Running with the Devil

“Coming Home” at the University of Memphis puts religious folk art in its place.

Leslie Luebbers, director of the Art Museum at the University of Memphis, doesn’t particularly care for the expression “self-taught artists,” but for the moment it will have to do. Of the 122 pieces collected for AMUM’s extraordinary exhibit “Coming Home: Self-taught Artists, the Bible and the American South,” most were created by artists with little or no formal training. Still, Luebbers is convinced that terms such as “self-taught,” and “folk art,” are too limiting. At worst, the terms are built-in apologies. At best, they are gimmicks.

“I don’t like the idea of calling any of this outsider art,” Luebbers says of the work in “Coming Home.” “Generally speaking, none of these artists are outsiders, not by any traditional definition of the word. They are people who participate — sometimes participate very actively — in communities of belief. Many are ministers. They may be disadvantaged in terms of education, but that’s not the point. This isn’t art brut. It isn’t the art of the insane or art by the dysfunctional. It’s work by mostly self-taught artists who are connected by a set of spiritual and social practices. We wanted to look at that phenomenon because we didn’t think it had been done before. Or maybe it’s been done before but never well.”

“Coming Home,” in both concept and execution, is a significant departure from and a reaction against typical folk-art exhibits where emphasis is placed not on the work but on quirky artist biographies.

“It’s all been ‘this artist was born and died on the same mattress’ and not about the art,” Luebbers says. “It’s all been blah-blah-blah poor, blah-blah-blah nutty people, blah-blah-blah.
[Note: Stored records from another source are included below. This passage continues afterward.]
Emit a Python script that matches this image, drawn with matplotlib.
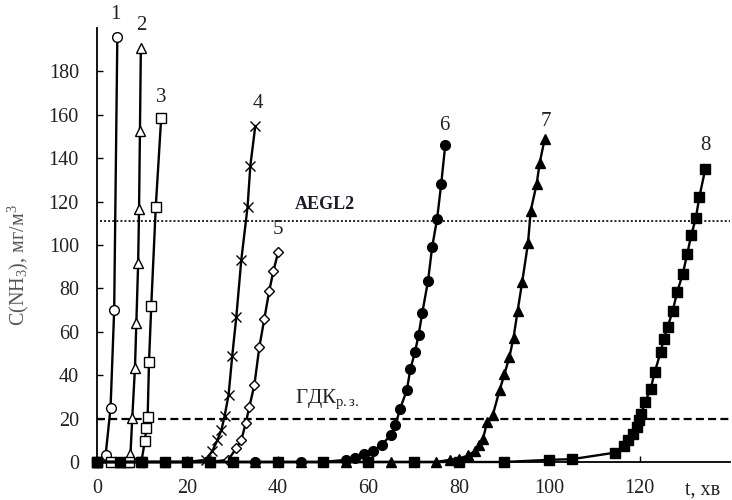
import numpy as np
import matplotlib.pyplot as plt

plt.rcParams['font.family'] = ['Liberation Serif', 'DejaVu Serif']
plt.rcParams['mathtext.fontset'] = 'custom'
plt.rcParams['mathtext.rm'] = 'Liberation Serif'
plt.rcParams['mathtext.it'] = 'Liberation Serif:italic'
plt.rcParams['mathtext.bf'] = 'Liberation Serif:bold'

# curves 1..8: time (min) and NH3 concentration (mg/m3)
t1 = [0, 1.9, 3.0, 3.8, 4.5]
c1 = [0, 3, 25, 70, 196]

t2 = [0, 5, 6.9, 7.4, 7.8, 8.4, 8.7, 9.1, 9.3, 9.5, 9.7]
c2 = [0, 0, 0, 3.6, 20.4, 43.5, 64, 91.5, 116.6, 152.7, 191]

t3 = [0, 3, 7, 9.8, 10.6, 10.9, 11.2, 11.5, 12.0, 13.0, 14.2]
c3 = [0, 0, 0, 0, 9.8, 15.5, 20.6, 46, 72, 117.7, 158.7]

t4 = [0, 5, 10, 15, 20, 24, 25.5, 26.6, 27.5, 28.2, 29.1, 29.9, 30.8, 31.9, 33.3, 33.9, 35]
c4 = [0, 0, 0, 0, 0, 1, 5, 10, 14.7, 21, 31, 48.8, 66.7, 93, 117.7, 136.4, 154.8]

t5 = [0, 5, 10, 15, 20, 25, 29, 30.8, 31.9, 32.9, 33.7, 34.8, 35.9, 37, 38.1, 39, 40.1]
c5 = [0, 0, 0, 0, 0, 0, 1, 6.3, 10, 18, 25.5, 35.5, 53, 66, 79, 88, 97]

t6 = [0, 5, 10, 15, 20, 25, 30, 35, 40, 45, 50, 55, 57, 59, 61, 63, 65, 66, 67,
      68.5, 69.3, 70.3, 71.1, 71.9, 73.2, 74.1, 75.2, 76.1, 77]
c6 = [0, 0, 0, 0, 0, 0, 0, 0, 0, 0, 0, 1, 2, 3.5, 5, 8, 12.5, 17, 24.5,
      33, 43, 50.5, 58.5, 68.5, 83.5, 99, 112, 128, 146]

t7 = [0, 5, 15, 25, 35, 45, 55, 65, 75, 78, 80, 82, 83.5, 84.5, 85.3, 86.3, 87.5,
      89, 90.1, 91.2, 92.1, 93, 94, 95.3, 95.9, 97.2, 97.9, 99]
c7 = [0, 0, 0, 0, 0, 0, 0, 0, 0, 1, 1.5, 3, 5, 8, 10.5, 18.5, 21.5,
      33, 40.5, 48.5, 57.3, 69.6, 82.8, 100.8, 115.8, 128, 138, 149]

t8 = [0, 5, 10, 15, 20, 25, 30, 40, 50, 60, 70, 80, 90, 100, 105, 114.5, 116.5, 117.5,
      118.5, 119.3, 119.8, 120.3, 121.2, 122.4, 123.3, 124.6, 125.3, 126.2, 127.3,
      128.3, 129.5, 130.5, 131.4, 132.4, 133.2, 134.5]
c8 = [0, 0, 0, 0, 0, 0, 0, 0, 0, 0, 0, 0, 0, 1, 1.3, 4.3, 7.5, 10,
      13, 16, 19.5, 22, 27.8, 33.5, 41.3, 50.5, 56.5, 62.4, 69.7,
      78.5, 86.5, 95.9, 104.6, 112.3, 122.3, 135]

aegl2 = 111
gdk = 20

x_ticks = [0, 20, 40, 60, 80, 100, 120]
y_ticks = [0, 20, 40, 60, 80, 100, 120, 140, 160, 180]

fig = plt.figure(figsize=(7.32, 5), dpi=100)
ax = fig.add_axes([0.1325, 0.076, 0.865, 0.868])

# horizontal limits
ax.axhline(aegl2, xmin=0.005, color='#222222', lw=1.4, ls=(0, (1, 1.1)), zorder=1)
ax.axhline(gdk, color='black', lw=1.6, ls=(0, (3.6, 1.9)), zorder=1)

curves = [
    (t1, c1, 'o', 'white', 7),
    (t2, c2, '^', 'white', 7.5),
    (t3, c3, 's', 'white', 7),
    (t4, c4, 'x', 'black', 7),
    (t5, c5, 'D', 'white', 4.8),
    (t6, c6, 'o', 'black', 7),
    (t7, c7, '^', 'black', 7.5),
    (t8, c8, 's', 'black', 7),
]
for i, (t, c, m, fc, ms) in enumerate(curves):
    ax.plot(t, c, color='black', lw=1.7, marker=m, mfc=fc, mec='black',
            ms=ms, mew=1.0, clip_on=False, zorder=2 + i)

# curve numbers
labels = ['1', '2', '3', '4', '5', '6', '7', '8']
lab_x = [4.0, 9.7, 14.3, 35.5, 40.0, 76.9, 99.3, 134.6]
lab_y = [206, 201, 168, 165, 107, 155, 157, 146]
for s, x, y in zip(labels, lab_x, lab_y):
    ax.text(x, y, s, ha='center', va='center', fontsize=15, color='#222222', clip_on=False)

ax.text(43.8, 118.5, 'AEGL2', fontsize=13, fontweight='bold', color='#1a1a2e',
        ha='left', va='center')
ax.text(43.8, 29.0, r'$\mathrm{ГДК}_{\mathrm{р.з.}}$', fontsize=15, color='#222222',
        ha='left', va='center')

ax.set_xlim(0, 140)
ax.set_ylim(0, 200)
ax.set_xticks(x_ticks)
ax.set_yticks(y_ticks)
ax.tick_params(axis='both', direction='in', length=4, width=1, labelsize=14.5,
               labelcolor='#222222')
ax.tick_params(axis='y', pad=13)
ax.tick_params(axis='x', pad=12)
ax.text(133.8, -13.0, 't, хв', fontsize=14.5, color='#222222', ha='center',
        va='center', clip_on=False)

ax.set_ylabel(r'C(NH$_3$), мг/м$^3$', fontsize=14.5, color='#555555')
ax.yaxis.set_label_coords(-0.105, 0.454)

for side in ['top', 'right']:
    ax.spines[side].set_visible(False)
for side in ['left', 'bottom']:
    ax.spines[side].set_linewidth(1.3)

fig.savefig('out.png', dpi=100)
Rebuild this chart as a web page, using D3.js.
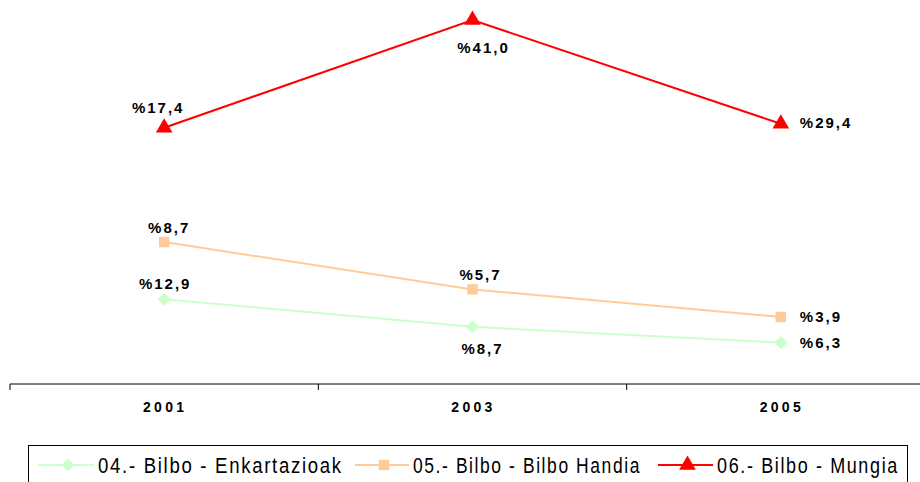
<!DOCTYPE html>
<html><head><meta charset="utf-8">
<script src="https://cdn.jsdelivr.net/npm/d3@7"></script>
<style>body{margin:0;background:#fff}svg{display:block}</style>
</head><body>
<svg id="c" width="920" height="482"></svg>
<script>
const years = ["2001", "2003", "2005"];
const seriesNames = ["04.- Bilbo - Enkartazioak", "05.- Bilbo - Bilbo Handia", "06.- Bilbo - Mungia"];
const enkartazioak = [12.9, 8.7, 6.3];
const bilboHandia = [8.7, 5.7, 3.9];
const mungia = [17.4, 41.0, 29.4];
const labelText = v => "%" + v.toFixed(1).replace(".", ",");

const svg = d3.select("#c");
const x = d3.scaleBand().domain(years).range([10, 935]).padding(0);
const y = d3.scaleLinear().domain([0, 55.4]).range([384, 20]);

const diamond = d3.symbol().type(d3.symbolSquare).size(85);
const series = [
  {name: seriesNames[0], values: enkartazioak, color: "#ccffcc", sym: diamond, rot: 45,
   off: [[1, -10], [10, 27], [19, 5]], anchor: ["middle", "middle", "start"]},
  {name: seriesNames[1], values: bilboHandia, color: "#ffcc99", sym: d3.symbol().type(d3.symbolSquare).size(110), rot: 0,
   off: [[5, -9], [8, -9], [19, 5]], anchor: ["middle", "middle", "start"]},
  {name: seriesNames[2], values: mungia, color: "#ff0000", sym: d3.symbol().type(d3.symbolTriangle).size(120), rot: 0,
   off: [[-6, -15], [11, 33], [19, 4]], anchor: ["middle", "middle", "start"]}
];
// stacked cumulative values
let cum = years.map(() => 0);
series.forEach(s => {
  s.stack = s.values.map((v, i) => (cum[i] += v));
});

// axis
const axisG = svg.append("g").attr("transform", "translate(0,384)");
axisG.call(d3.axisBottom(x).tickSize(0).tickFormat(""));
axisG.select(".domain").attr("stroke", "#000").attr("d", "M10,0H935");
const tickPos = years.map(d => x(d));
axisG.selectAll("line.t").data(tickPos).enter().append("line").attr("class", "t")
  .attr("x1", d => d).attr("x2", d => d).attr("y1", 0).attr("y2", 6).attr("stroke", "#000");
axisG.selectAll("text.yr").data(years).enter().append("text").attr("class", "yr")
  .attr("x", d => x(d) + x.bandwidth() / 2 + 1).attr("y", 28)
  .attr("text-anchor", "middle").attr("fill", "#000")
  .style("font-family", "Liberation Sans, Arial, sans-serif").style("font-weight", "bold")
  .style("font-size", "14px").style("letter-spacing", "3.3px")
  .text(d => d);

const cx = d => x(d) + x.bandwidth() / 2;
const line = d3.line().x((d, i) => cx(years[i])).y(d => y(d));

series.forEach(s => {
  const g = svg.append("g");
  g.append("path").attr("d", line(s.stack)).attr("fill", "none").attr("stroke", s.color).attr("stroke-width", 2);
  g.selectAll("path.m").data(s.stack).enter().append("path").attr("class", "m")
    .attr("d", s.sym())
    .attr("transform", (d, i) => `translate(${cx(years[i])},${y(d)}) rotate(${s.rot})`)
    .attr("fill", s.color);
  g.selectAll("text").data(s.values).enter().append("text")
    .attr("x", (d, i) => cx(years[i]) + s.off[i][0])
    .attr("y", (d, i) => y(s.stack[i]) + s.off[i][1])
    .attr("text-anchor", (d, i) => s.anchor[i]).attr("fill", "#000")
    .style("font-family", "Liberation Sans, Arial, sans-serif").style("font-weight", "bold")
    .style("font-size", "15px").style("letter-spacing", "2px")
    .text(d => labelText(d));
});

// legend
const lg = svg.append("g");
lg.append("rect").attr("x", 28.5).attr("y", 445.5).attr("width", 879).attr("height", 45)
  .attr("fill", "none").attr("stroke", "#000");
const legX = [38, 355, 658];
const legW = [56, 54, 55];
const legTextW = [245, 228, 182];
series.forEach((s, i) => {
  const g = lg.append("g").attr("transform", `translate(${legX[i]},465)`);
  g.append("line").attr("x1", 0).attr("x2", legW[i]).attr("stroke", s.color).attr("stroke-width", 2);
  g.append("path").attr("d", s.sym()).attr("transform", `translate(${legW[i] / 2 + 2},0) rotate(${s.rot})`).attr("fill", s.color);
  const t = g.append("text").attr("fill", "#000")
    .style("font-family", "Liberation Sans, Arial, sans-serif").style("font-size", "22px")
    .style("letter-spacing", "2px")
    .text(s.name);
  // horizontally condensed, then fitted to the reference width
  const w = t.node().getComputedTextLength();
  const sx = legTextW[i] / w;
  t.attr("transform", `translate(${legW[i] + 4},8) scale(${sx},1)`);
});
</script>
</body></html>
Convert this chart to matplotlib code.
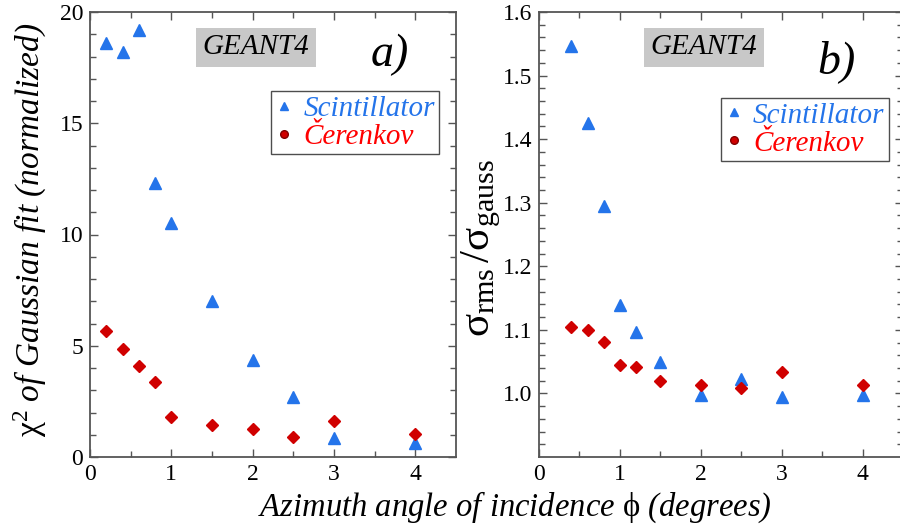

What’s all this telling us about the art? Nothing.”

In 1995, Luebbers wrote a scathing review of a folk-art catalog for Number:, a locally produced quarterly focusing on contemporary art in the South. She was appalled because the art was taking a backseat to circumstance. She soon started organizing smarter, art-forward exhibits of the American-primitive. The U of M exhibited the apocalyptic visions of Myrtice West. It produced a show called “Noah’s Ark: Animals By Self-taught Artists.” But those shows were just a warm-up for “Coming Home,” which treats a school of art traditionally perceived as naive as seriously as any major artistic movement.

Coming Home” is curated by Carol Crown, and on the front end it seems like a step outside the box for this U of M professor who specializes in medieval art. But when you consider the colorful, flatly rendered images of capering devils, trumpeting angels, and exalted saints who populate the paintings and decorate the cathedrals of the medieval period, Crown’s choice seems more obvious.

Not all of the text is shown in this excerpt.